‘Brown noise’ to enhance focus: Inside a neurodiverse-friendly office
Stepping into Understood’s Manhattan office is a sensory experience — just like any other office. Except it’s uniquely fitted for neurodiverse staff, offering a range of lighting and sound options, visible accessibility features and other intentional elements to make the space more comfortable for everyone.
“We started with the concept of when you walk in the door, it should feel different. You should have a lower cognitive load when you walk around,” said Nathan Friedman, co-president and chief marketing officer at Understood.
The return to offices has been especially challenging for certain workers, like those with ADHD, autism and dyslexia. Understood is a nonprofit dedicated to supporting people with learning and thinking differences in the U.S., and has corporate partnerships with employers of all sizes, and public partnerships with schools and local governments.

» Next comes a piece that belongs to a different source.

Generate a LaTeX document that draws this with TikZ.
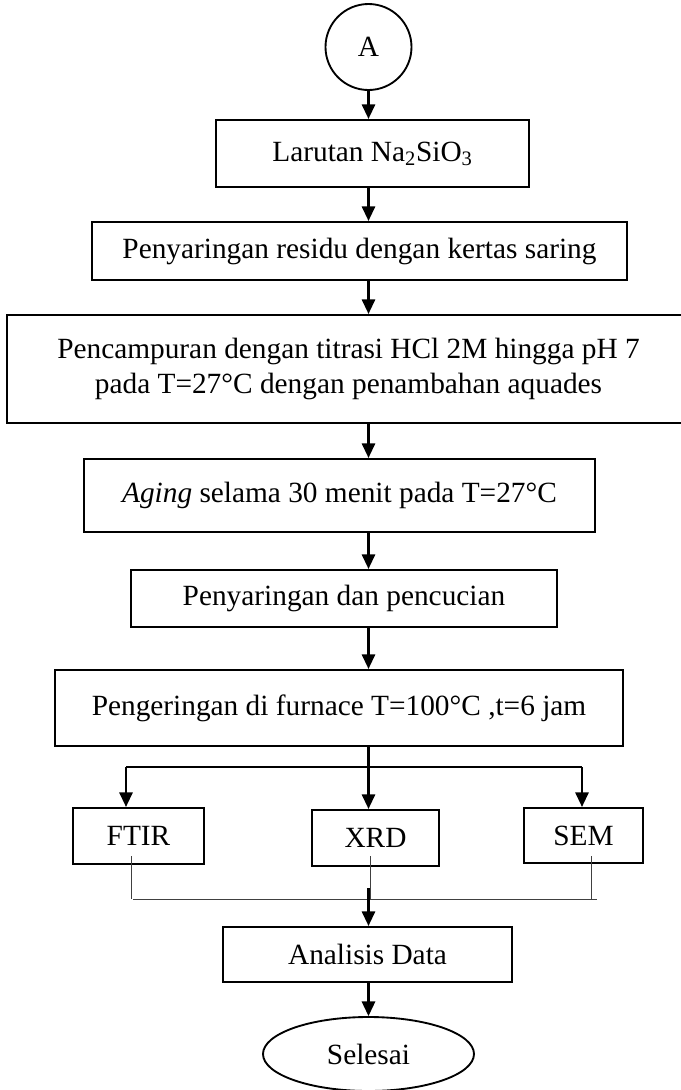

Employers across industries are paying greater attention to their neurodiverse workforce — with some reworking hiring process and training managers to work with neurodiverse staff, for example. It comes as a growing share of workers identify with being neurodiverse, and as more employers and HR leaders recognize the potential these staff can deliver when given needed support.
“There’s a clear business benefit for inclusion of neurodiversity,” Friedman said. “There’s revenue opportunities from people who are neurodiverse in solving more complex problems, solving them more efficiently and effectively, new market opportunities, and conducting research in different ways,” Friedman said.
“HR leaders are trying to understand how they can be better business partners to the CEO, and people engagement and talent is a critical component of that for almost any business,” he said.
Over the past few months, dozens of organizations like the nonprofit Human Rights Watch, a major tech company unnamed due to confidentiality, and others, have toured Understood’s office to see what they can take and implement in their own offices.
Reducing cognitive-load and context switching
Understood started building the new space just before the pandemic hit. The space was completely refitted and opened up to staff in late 2022. Many of the features in the office are designed to reduce cognitive load and context switching — both of which can be intensely draining for individuals with certain conditions like ADHD, autism and dyslexia.
Some examples include “brown noise” — a low-frequency sound that helps enhance focus and concentration that subtly plays from overhead speakers. Specially padded walls and ceilings in conference rooms, and noise blocking barriers between desks, also help eliminate unwanted sounds to create a less distracting atmosphere.
Each section of the office also has a different lighting style. Some areas are more warmly lit, while others are dimmer, and some are fluorescently lit. Workers aren’t assigned to a specific desk, giving them the option to move between spaces depending on which lighting option best promotes their productivity and comfort that day.
The space also includes a number of visible accessibility features designed to reduce cognitive load. Rather than naming conference rooms and wings nonsensical names, they’re named literally — as the West and East wings, and rooms are named numerically. All written materials are displayed in a dyslexia-friendly font Understood developed for its own branding, where the T’s, I’s and L’s have extended ligatures and specific marks to help differentiate.
Simple, inclusive accommodations
“What people love about the tours and information is that there are things people could do that don’t cost anything,” Friedman said. That might include sending pre-reads in advance of a meeting so people can fully digest information, or having clear captions on a screen so people can read what’s being said.
“Something like moving somebody’s desk is considered an accommodation, but with that literally there’s no cost, and if somebody is sitting by an elevator, that’s distracting,” Friedman said. Simple accommodations like that ultimately help reduce turnover, he said.
“This is not a flip of a light switch, you don’t have to do everything at once. Make commitments and make marginal and incremental improvements, and over time you’ll get up there, because not everyone’s going to be able to renovate a full floor,” he said.
“But what is realistic is taking the first steps that cost nothing, showing that improvement, and then demonstrating the value to leadership, that there is actually a cost benefit to what you’re doing, that it impacts the business, there’s stronger business performance, stronger people performance, and stronger investor performance. And that’s all leadership needs to really invest in it,” Friedman said.
Outside of Understood, other organizations have seen a growing desire to make offices more neurodiverse friendly post-pandemic. “We have seen an increased conversation around this idea of inclusivity,” said Lauren Gant, senior workplace advisory manager at Allsteel, a Chicago-based office furniture design company.
Allsteel sells a variety of products to make offices more neurodiverse-friendly, like acoustic panels to help manage noise levels, which it has seen increased demand for post pandemic, Gant said. Other offerings include “fidget furniture,” like chairs that rock back and forth, and privacy screens to lower stimulation in open office areas.
More employers today are looking at their spaces and considering: “How do we increase movement? How do we think about acoustics? How do we think about ergonomics for a broad spectrum of workers, and how do we support different types of work happening in the office?” Gant said.
“As people make that transition back to office, I think it’s easy to say, ‘you did it before, why can’t we do it the same way we’ve always done it?’ But there’s more recognition that because we’ve always done something one way, it doesn’t mean we can’t do better,” she said.